We’ve known this for decades.
But for decades, literally, Fairfax County Public Schools (and Montgomery County, Md.) have let a combination of reactionary blabber ("buck up and get moving;" "just tell them to go to bed earlier") and organizational resistance prevent implementing a solution to this very real problem.
Getting up at 5:30 or 6 a.m. to hop on a school bus at 5:45 a.m. or even as late at 6:30 a.m. to get to school by 7:20 a.m. is not healthy for teenagers. It is nearly impossible for teenagers to go to sleep before 11 p.m. or midnight.
Fairfax County high school students average six hours of sleep a night on weeknights. Research shows they need nine hours of sleep. Research has also quantified the costs of sleep deprivation.
That level of sleep deprivation contributes to depression and suicidal thoughts.
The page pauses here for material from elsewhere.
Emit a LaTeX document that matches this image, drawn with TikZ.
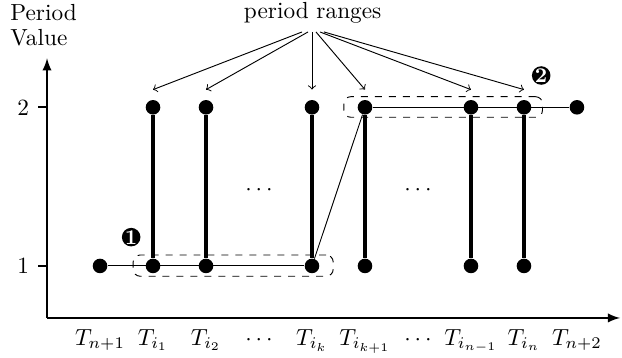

Driving-while-teen is challenging by itself; driving with sleep deprivation is like driving under the influence, and contributes to car accidents both minor and major.
Sleep deprivation is also associated with lack of impulse control, another aspect of teenage life that needs no augmentation.
It’s hard to learn when sleep deprived, and harder still to get excited about what one is learning.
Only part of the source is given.